In regards to actual work though, during the past two days we've been given a couple of asignments for radio(radio? bah!) and are about to embark on a print journey oddessy. We'll be writing for a number of local rags while we're here about all sorts of things, but taking a special look at indigenous health issues which are affetcing the North West.

Hopefully, we'll have enough work to keep us busy while avoiding going insane from the pressure of those bastions of insanity, deadlines. I'm taking bets now as to how long it takes for me to completely crack under the pressure and go on a drug-fuelled trip into the desert, Hunter S Thompson-style.

Speaking of the Gonzo-man, the thing I think I'll miss about the relative glitz and glamour of Perth is going down to the Luna on my days off and taking in a film or two. The new Thompson doco is dueout soon, which should be fun and hopefully isn't just some pandering schmaltz about what a rebel he was but rather an examintaion of the style he helped found.

For those of you unfamiliar with Thompson, he basically wrote a number of influential articles for Rolling Stone, the most memorable of which took place during the riots in Chicago. Instead of balance and objective journalism which removes all reference ofthe author from the copy, Gonzo journalism is about presenting a very perosnal, first-person account of the event being covered.

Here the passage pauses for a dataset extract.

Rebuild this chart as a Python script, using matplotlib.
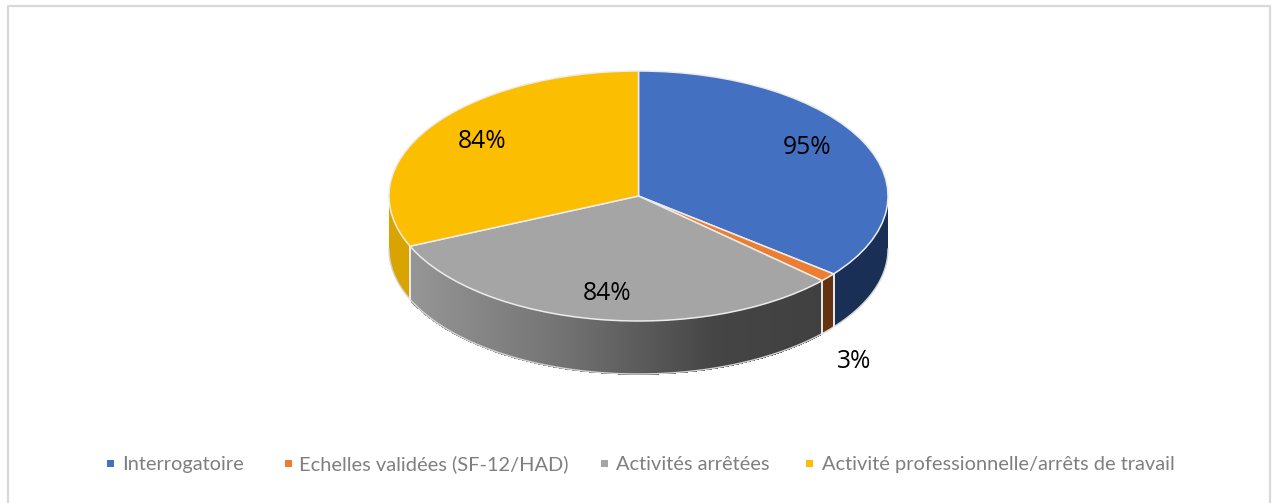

The supposed upshot of it is that instead of the aloof, detached style which gives readers very little insight into the 'situation on the ground' as it were, Gonzo makes the reader feel as if they are there by presenting a first person narrative.

Of course this runs counter to the 'objective journalism' philosophy and is full of writer ambiguities and fallacies. But proponents of the Gonzo style say that while objective journalism is the flavour du jour, it runs counter-productive to the inherent point of journalism.

As Thompson summised 'It may be not strictly objective to call a guy a bum or a crook, but objectivism misses the point of journalism altogether'.

The argument which is key to those which support Gonzois that those who defend objectivism use the veil of aloofness to not say exactly what is needed to be said. If a guy's a bum, say it. Objectivism in its worst state will try to avoid making any judgements about a person for fear of reprisal and loss of the journalistic power which publications hold but the actual truth gets thrown out with the bath water.

Of course both approaches have their pluses and minuses, and at the end of the day it is up to the journos of the future to determine which approach is more valid for the times in which we live. What is essential, for this to happen is to discuss each approach, debate the points instead of just milling along turning around copy without a single thought as to your approach from a philisophical viewpoint.